>> Start Listed entries

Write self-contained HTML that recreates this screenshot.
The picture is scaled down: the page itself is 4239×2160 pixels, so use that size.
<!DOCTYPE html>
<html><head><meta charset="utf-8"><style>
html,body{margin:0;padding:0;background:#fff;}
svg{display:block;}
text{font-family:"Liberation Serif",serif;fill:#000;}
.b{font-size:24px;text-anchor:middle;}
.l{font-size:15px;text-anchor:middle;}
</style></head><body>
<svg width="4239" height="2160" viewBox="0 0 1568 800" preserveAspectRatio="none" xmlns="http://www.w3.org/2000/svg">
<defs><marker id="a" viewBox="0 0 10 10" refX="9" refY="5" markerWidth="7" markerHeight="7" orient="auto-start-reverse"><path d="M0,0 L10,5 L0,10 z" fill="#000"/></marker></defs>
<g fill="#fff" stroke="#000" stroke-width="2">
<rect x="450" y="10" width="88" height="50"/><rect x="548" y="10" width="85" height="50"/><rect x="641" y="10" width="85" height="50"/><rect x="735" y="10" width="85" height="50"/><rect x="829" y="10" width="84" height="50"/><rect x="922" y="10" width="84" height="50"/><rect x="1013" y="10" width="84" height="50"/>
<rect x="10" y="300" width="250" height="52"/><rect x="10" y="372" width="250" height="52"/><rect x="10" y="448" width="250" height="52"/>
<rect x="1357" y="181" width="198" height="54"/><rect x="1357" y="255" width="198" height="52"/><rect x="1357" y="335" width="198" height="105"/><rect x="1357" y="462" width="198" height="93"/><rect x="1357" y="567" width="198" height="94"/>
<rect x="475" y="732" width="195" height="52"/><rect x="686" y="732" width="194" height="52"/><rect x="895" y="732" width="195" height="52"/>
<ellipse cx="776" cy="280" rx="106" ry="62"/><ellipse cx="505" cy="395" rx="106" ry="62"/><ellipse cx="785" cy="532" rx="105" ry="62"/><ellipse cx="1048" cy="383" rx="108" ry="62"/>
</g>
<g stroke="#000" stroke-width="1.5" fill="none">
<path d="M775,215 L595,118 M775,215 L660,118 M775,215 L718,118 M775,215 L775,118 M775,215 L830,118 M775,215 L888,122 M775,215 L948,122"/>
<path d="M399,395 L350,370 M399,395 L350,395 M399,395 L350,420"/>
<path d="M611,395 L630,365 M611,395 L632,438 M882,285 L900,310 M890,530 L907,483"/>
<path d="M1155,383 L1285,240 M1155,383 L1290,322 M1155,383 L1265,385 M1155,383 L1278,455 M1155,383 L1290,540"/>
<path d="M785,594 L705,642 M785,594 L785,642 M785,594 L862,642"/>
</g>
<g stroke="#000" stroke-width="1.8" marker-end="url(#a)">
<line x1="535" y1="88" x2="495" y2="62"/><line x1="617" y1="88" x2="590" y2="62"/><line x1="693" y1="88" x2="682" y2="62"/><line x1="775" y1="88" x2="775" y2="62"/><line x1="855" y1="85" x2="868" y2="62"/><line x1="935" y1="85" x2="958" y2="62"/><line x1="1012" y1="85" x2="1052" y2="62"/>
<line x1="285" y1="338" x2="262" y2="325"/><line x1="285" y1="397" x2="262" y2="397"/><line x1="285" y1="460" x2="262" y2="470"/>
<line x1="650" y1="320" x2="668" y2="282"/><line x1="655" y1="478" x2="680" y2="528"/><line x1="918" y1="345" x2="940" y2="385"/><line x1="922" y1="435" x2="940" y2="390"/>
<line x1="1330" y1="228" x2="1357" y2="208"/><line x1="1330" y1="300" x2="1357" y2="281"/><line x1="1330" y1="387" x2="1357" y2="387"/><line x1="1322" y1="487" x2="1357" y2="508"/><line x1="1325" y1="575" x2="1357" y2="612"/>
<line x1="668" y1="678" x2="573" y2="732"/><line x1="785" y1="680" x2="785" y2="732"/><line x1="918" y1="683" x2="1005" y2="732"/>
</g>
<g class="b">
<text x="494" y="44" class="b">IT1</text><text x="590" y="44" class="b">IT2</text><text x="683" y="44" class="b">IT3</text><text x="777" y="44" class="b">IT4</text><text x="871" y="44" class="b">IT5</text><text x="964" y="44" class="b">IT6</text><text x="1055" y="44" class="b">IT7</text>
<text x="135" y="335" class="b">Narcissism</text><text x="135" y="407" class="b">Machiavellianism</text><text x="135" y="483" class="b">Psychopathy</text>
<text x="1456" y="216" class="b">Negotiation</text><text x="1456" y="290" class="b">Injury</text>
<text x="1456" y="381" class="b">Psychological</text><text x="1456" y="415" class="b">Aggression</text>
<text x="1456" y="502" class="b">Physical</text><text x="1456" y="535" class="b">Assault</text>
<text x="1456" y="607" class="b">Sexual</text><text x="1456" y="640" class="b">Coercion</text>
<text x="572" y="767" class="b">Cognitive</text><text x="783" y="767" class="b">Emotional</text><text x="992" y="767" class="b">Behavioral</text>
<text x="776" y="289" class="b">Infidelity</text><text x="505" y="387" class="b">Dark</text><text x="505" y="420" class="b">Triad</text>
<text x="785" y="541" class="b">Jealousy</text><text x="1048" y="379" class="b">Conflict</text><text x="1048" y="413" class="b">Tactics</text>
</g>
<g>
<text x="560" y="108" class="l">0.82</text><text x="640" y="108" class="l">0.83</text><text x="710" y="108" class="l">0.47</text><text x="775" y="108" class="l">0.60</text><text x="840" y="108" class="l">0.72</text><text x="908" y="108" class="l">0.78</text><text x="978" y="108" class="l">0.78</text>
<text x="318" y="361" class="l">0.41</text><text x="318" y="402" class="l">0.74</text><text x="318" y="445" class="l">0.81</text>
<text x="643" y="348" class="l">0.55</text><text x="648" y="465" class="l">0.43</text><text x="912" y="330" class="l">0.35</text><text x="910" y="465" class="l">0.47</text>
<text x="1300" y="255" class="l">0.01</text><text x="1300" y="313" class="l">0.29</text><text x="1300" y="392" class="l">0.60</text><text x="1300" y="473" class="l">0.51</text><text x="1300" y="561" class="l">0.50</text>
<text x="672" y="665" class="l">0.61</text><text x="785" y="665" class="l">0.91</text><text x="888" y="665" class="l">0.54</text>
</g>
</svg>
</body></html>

>> End Listed entries
>> Start Listed entries

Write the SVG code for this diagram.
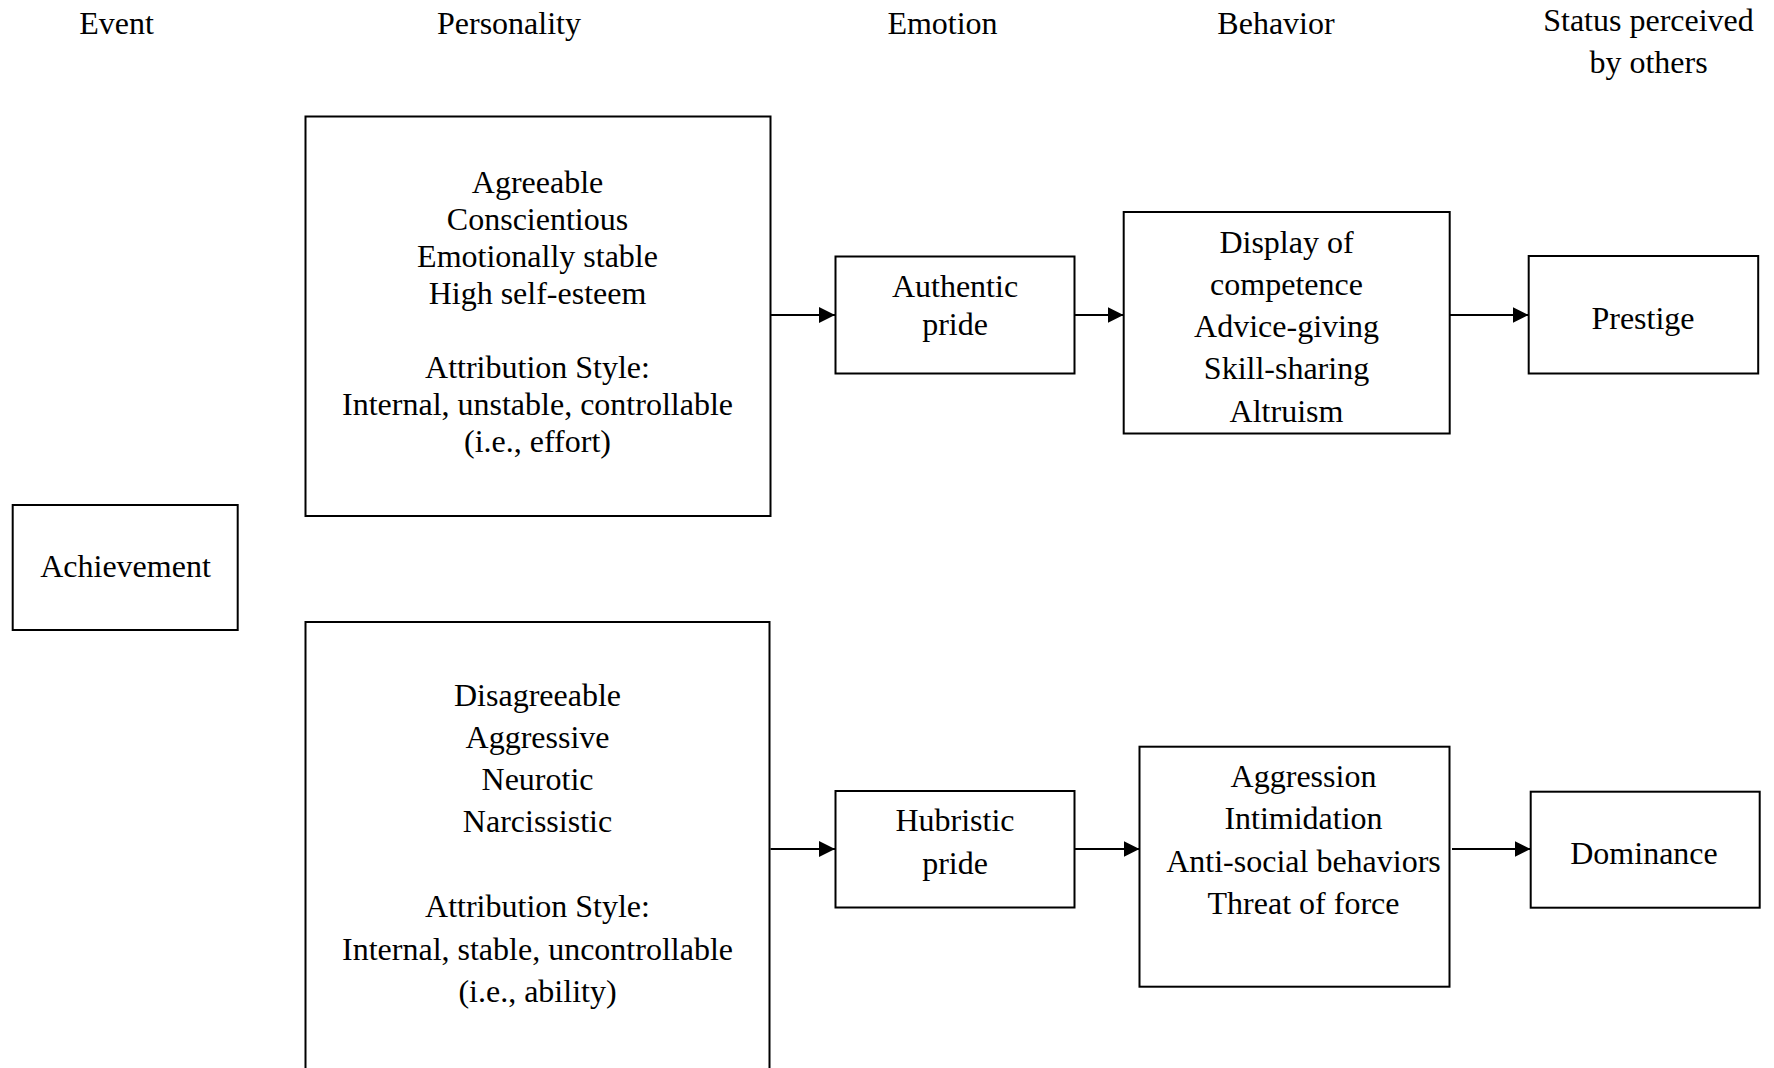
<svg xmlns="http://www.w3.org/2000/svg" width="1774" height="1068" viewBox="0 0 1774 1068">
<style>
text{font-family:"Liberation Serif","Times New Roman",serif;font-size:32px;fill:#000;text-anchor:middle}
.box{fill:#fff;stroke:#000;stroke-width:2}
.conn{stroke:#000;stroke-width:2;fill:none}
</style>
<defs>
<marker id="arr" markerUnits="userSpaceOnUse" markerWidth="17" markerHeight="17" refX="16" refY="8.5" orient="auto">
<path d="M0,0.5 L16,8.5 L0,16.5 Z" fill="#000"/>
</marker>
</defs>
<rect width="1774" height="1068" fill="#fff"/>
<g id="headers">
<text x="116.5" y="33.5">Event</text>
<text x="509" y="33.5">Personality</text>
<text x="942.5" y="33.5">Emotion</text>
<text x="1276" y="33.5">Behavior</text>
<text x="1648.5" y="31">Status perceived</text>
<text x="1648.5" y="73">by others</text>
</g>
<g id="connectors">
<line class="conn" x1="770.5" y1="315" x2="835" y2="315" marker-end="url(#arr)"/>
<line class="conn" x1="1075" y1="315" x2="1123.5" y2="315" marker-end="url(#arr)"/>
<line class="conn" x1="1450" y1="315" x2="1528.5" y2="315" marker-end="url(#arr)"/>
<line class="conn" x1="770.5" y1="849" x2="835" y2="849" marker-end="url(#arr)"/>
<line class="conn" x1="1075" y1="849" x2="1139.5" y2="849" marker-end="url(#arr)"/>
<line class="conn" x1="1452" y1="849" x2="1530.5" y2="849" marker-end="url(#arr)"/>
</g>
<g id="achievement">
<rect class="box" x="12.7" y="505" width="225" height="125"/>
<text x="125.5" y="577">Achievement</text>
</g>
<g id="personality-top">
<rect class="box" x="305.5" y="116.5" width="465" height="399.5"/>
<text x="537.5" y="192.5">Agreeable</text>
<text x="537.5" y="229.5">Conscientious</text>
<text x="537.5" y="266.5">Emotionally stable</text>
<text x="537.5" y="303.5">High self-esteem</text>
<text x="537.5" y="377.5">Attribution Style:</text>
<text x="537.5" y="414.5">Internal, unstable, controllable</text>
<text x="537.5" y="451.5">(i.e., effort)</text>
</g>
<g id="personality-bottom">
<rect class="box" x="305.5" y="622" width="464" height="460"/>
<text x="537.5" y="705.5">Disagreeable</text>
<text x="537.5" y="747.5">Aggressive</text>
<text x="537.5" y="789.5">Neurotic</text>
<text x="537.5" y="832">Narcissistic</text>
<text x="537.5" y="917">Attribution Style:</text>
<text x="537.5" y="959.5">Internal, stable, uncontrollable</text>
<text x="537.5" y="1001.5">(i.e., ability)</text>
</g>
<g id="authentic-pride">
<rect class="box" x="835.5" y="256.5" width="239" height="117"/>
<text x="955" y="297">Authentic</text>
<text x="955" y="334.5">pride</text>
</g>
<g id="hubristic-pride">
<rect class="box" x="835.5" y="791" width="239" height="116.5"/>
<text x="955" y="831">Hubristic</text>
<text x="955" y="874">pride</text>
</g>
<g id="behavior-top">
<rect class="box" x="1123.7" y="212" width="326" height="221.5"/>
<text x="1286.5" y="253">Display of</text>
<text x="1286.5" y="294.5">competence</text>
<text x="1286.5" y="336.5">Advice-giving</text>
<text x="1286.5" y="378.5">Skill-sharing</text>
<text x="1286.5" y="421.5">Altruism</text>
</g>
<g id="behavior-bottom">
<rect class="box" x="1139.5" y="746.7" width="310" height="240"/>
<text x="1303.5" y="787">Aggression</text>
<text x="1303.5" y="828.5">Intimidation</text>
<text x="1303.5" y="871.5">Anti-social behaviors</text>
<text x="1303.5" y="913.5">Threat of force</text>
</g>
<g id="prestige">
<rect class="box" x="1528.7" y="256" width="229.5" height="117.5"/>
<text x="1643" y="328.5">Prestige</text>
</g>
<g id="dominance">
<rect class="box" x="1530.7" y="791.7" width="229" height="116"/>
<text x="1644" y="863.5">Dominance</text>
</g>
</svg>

>> End Listed entries

## [Job]
Select the lines in this material that hold the word "Write", leaving none out.

## [Reply]
Write self-contained HTML that recreates this screenshot.
Write the SVG code for this diagram.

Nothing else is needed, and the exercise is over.